Та передёрнулась, утопая в пустоте чёрных дыр, клубящихся жёлтым туманом, и, затаив дыхание, с силой зажмурилась.
– Оно хочет забрать меня, мам, – тонкие пальчики стиснули вспотевшую ладонь, и материнское сердце наполнилось нежностью. Анна открыла глаза и смело взглянула в лицо своему жуткому страху. В голубых, широко раскрытых глазёнках Ромки плескались отчаяние, печаль и болезненная безысходность. Анна поёжилась и, подхватив на руки сына, успокаивающе зашептала.
Так, с драгоценной ношей в дрожащих руках, она медленно поплелась вверх по порожкам, прогоняя из головы морок пугающих наваждений. Целуя вихрастую макушку, она с наслаждением вдыхала его аромат, ни с чем не сравнимый, волнующий, сладостный. И сердце трепетало от переизбытка материнских эмоций.

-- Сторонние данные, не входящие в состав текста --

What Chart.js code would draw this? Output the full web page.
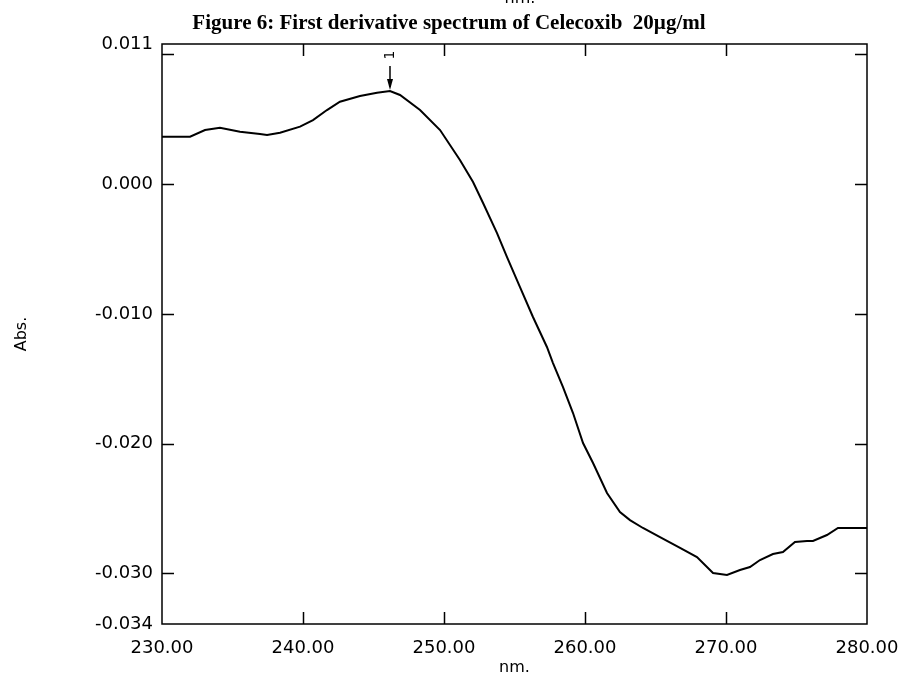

– Ничего не бойся, сыночек. Мама с тобой. Всегда будет с тобой и не даст никому в обиду…
Предрассветный сумрак ватным маревом окутал детскую комнату. В окно тоскливым бельмом таращился лунный глаз, раскрашивая полумрак спальни в серые тона. Тень от кружевных штор причудливо кружила по стенам, оживляя сюрреалистичные картины кошмарных видений. Подчиняясь велению капризного ветра, ветки тополя скреблись в стекло корявыми пальцами. И от этого жуткого звука волоски на коже топорщились дыбом.
Опустив ребёнка на кровать, Анна поёжилась, ощутив на затылке настойчивый взгляд. Она оглянулась, тревожно нахмурилась, походила по комнате, заглядывая во все углы и, наконец-то вздохнув, улыбнулась сынишке.
– Нет, ма, не уходи, – вцепился ей в руку Ромка, жалобно сверкая глазёнками.
– Да что с тобой, милый? Смотри, – обвела она комнату взглядом, – нет тут никого.
– Оно там, я видел… Оно заберёт меня, мам, – уже чуть не плача канючил Ромка, тыча в окно трясущимся пальчиком. Губы его плотно сжались в упрямую линию, а подбородок мелко подрагивал.
Сдвинув брови и растерев ладонями щёки, чтобы прогнать ростки раздражения, Анна взглянула туда, куда настойчиво указывал сын. Там, за окном, в шевелении камыша с посвистом шнырял забияка ветер, теребя и ероша торчащие щетинки коричневых сигар густого рогоза. Чёрная гладь озера хранила величавый покой, отражая в смоляных водах размазанный лик ночного светила. И вокруг ни единой живой души. А ведь совсем недавно…
Женщина вздрогнула, вспоминая свой сон, и, виновато поведя плечами, затолкала его в самый потаённый уголочек души. Выбросила из головы стыдливые образы, волнующие женское сердечко и заставляющие щёки покрываться пунцовыми пятнами. Шумно втянув в себя душный воздух, она распахнула окно, впуская в комнату ароматы ночной свежести и, сглотнув липкий ком, упёрлась взглядом в ту самую уютную бухточку. Невероятно, но именно это место она видела в фильме. Удивлённо вскинув точёные брови, Анна зябко обхватила себя руками и повернулась спиной к распахнутому порталу в нереальную жизнь.
– Иди сюда, Ром, взгляни. Там никого нет.
– Оно там, я видел, – сжавшись в дрожащий комок, Ромка не сдвинулся с места. Анна устало вздохнула и присела на краешек кровати сына.
Рука её дрогнула, когда под пальцами она почувствовала холодную липкую кожу ребёнка.
– Солнышко, ты замёрз? Ложись, я укрою тебя, – спохватилась Анна, расправляя отброшенное одеяло.
– Ты посидишь со мной? – жалобно пискнул Ромка.
– Посижу, а ты спи, хорошо? – и, поймав взглядом робкий кивок чернявой головки, она ласково улыбнулась.
Забыты были и страстные ласки, будоражащие тело, и кошмарные ужасы, леденящие душу. Сейчас перед ней был малыш. Крохотное родное существо, которое нуждалось в её любви и защите, как никто и никогда во всём мире. И она даст ему их, даже если ей придётся провести остаток ночи, стоически охраняя его покой.